__The problem__. Output the full listing below exactly as it reads, and skip anything that is a picture.

__Extracted information__.
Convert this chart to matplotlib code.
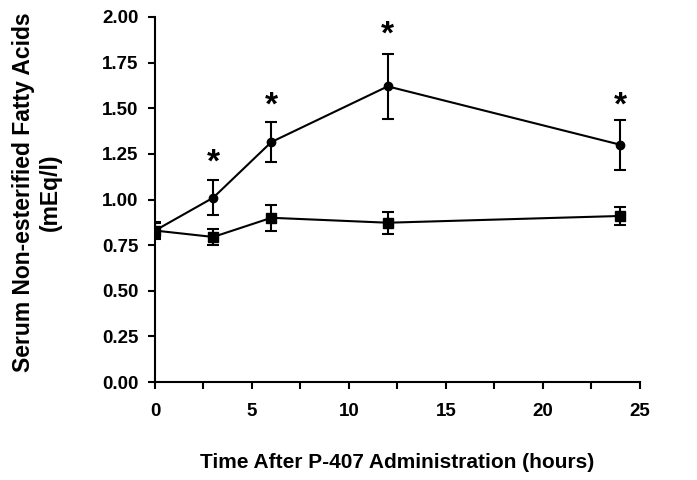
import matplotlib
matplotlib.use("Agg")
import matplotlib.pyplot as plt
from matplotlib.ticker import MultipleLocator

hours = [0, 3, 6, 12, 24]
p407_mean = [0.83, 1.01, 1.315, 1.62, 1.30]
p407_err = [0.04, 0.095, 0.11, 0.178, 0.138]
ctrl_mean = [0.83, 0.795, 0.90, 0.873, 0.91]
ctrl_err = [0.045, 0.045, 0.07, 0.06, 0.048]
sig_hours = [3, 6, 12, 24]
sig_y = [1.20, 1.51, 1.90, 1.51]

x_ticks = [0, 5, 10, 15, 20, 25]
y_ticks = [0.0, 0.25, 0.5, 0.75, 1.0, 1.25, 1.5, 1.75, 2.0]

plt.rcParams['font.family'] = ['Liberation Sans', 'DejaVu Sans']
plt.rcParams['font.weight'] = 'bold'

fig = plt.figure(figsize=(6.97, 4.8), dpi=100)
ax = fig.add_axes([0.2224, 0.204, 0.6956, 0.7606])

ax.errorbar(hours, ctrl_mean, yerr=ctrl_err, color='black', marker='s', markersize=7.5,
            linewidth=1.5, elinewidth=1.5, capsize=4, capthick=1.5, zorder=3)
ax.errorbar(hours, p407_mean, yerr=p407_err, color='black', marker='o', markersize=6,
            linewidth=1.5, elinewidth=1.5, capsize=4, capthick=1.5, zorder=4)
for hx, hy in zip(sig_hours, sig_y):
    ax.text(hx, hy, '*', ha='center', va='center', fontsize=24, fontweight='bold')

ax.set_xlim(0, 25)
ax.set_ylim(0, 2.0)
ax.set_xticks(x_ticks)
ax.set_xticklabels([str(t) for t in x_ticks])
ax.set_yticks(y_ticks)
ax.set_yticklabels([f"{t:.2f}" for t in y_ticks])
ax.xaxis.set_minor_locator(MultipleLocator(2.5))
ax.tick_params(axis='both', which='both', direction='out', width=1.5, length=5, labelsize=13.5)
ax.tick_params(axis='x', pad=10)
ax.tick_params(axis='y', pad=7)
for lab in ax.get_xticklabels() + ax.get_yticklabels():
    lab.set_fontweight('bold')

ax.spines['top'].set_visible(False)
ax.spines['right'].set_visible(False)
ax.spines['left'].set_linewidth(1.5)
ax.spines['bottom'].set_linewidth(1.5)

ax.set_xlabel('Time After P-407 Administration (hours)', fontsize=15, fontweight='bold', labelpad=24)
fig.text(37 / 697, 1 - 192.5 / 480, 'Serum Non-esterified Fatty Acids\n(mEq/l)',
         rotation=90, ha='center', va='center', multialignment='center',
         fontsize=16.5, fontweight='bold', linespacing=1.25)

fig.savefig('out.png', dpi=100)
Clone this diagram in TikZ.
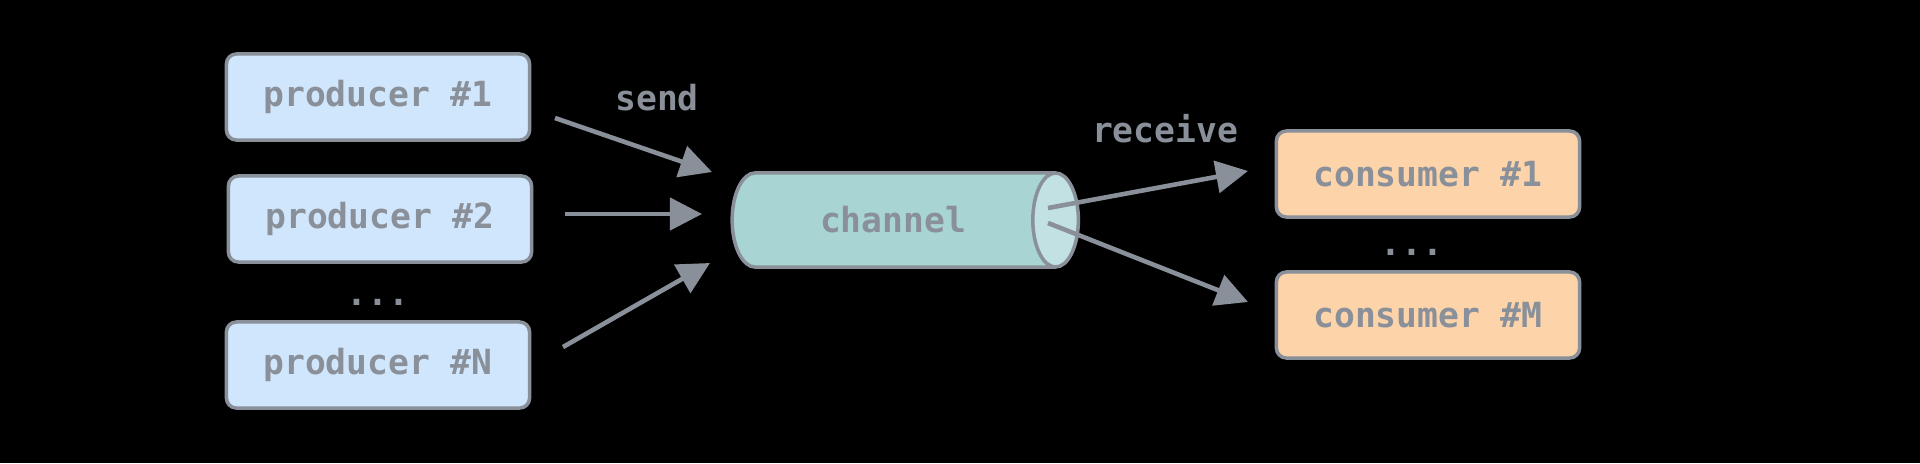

__Solved exercise__.
Convert this chart to matplotlib code.
import matplotlib
matplotlib.use("Agg")
import matplotlib.pyplot as plt
from matplotlib.ticker import MultipleLocator

hours = [0, 3, 6, 12, 24]
p407_mean = [0.83, 1.01, 1.315, 1.62, 1.30]
p407_err = [0.04, 0.095, 0.11, 0.178, 0.138]
ctrl_mean = [0.83, 0.795, 0.90, 0.873, 0.91]
ctrl_err = [0.045, 0.045, 0.07, 0.06, 0.048]
sig_hours = [3, 6, 12, 24]
sig_y = [1.20, 1.51, 1.90, 1.51]

x_ticks = [0, 5, 10, 15, 20, 25]
y_ticks = [0.0, 0.25, 0.5, 0.75, 1.0, 1.25, 1.5, 1.75, 2.0]

plt.rcParams['font.family'] = ['Liberation Sans', 'DejaVu Sans']
plt.rcParams['font.weight'] = 'bold'

fig = plt.figure(figsize=(6.97, 4.8), dpi=100)
ax = fig.add_axes([0.2224, 0.204, 0.6956, 0.7606])

ax.errorbar(hours, ctrl_mean, yerr=ctrl_err, color='black', marker='s', markersize=7.5,
            linewidth=1.5, elinewidth=1.5, capsize=4, capthick=1.5, zorder=3)
ax.errorbar(hours, p407_mean, yerr=p407_err, color='black', marker='o', markersize=6,
            linewidth=1.5, elinewidth=1.5, capsize=4, capthick=1.5, zorder=4)
for hx, hy in zip(sig_hours, sig_y):
    ax.text(hx, hy, '*', ha='center', va='center', fontsize=24, fontweight='bold')

ax.set_xlim(0, 25)
ax.set_ylim(0, 2.0)
ax.set_xticks(x_ticks)
ax.set_xticklabels([str(t) for t in x_ticks])
ax.set_yticks(y_ticks)
ax.set_yticklabels([f"{t:.2f}" for t in y_ticks])
ax.xaxis.set_minor_locator(MultipleLocator(2.5))
ax.tick_params(axis='both', which='both', direction='out', width=1.5, length=5, labelsize=13.5)
ax.tick_params(axis='x', pad=10)
ax.tick_params(axis='y', pad=7)
for lab in ax.get_xticklabels() + ax.get_yticklabels():
    lab.set_fontweight('bold')

ax.spines['top'].set_visible(False)
ax.spines['right'].set_visible(False)
ax.spines['left'].set_linewidth(1.5)
ax.spines['bottom'].set_linewidth(1.5)

ax.set_xlabel('Time After P-407 Administration (hours)', fontsize=15, fontweight='bold', labelpad=24)
fig.text(37 / 697, 1 - 192.5 / 480, 'Serum Non-esterified Fatty Acids\n(mEq/l)',
         rotation=90, ha='center', va='center', multialignment='center',
         fontsize=16.5, fontweight='bold', linespacing=1.25)

fig.savefig('out.png', dpi=100)
Clone this diagram in TikZ.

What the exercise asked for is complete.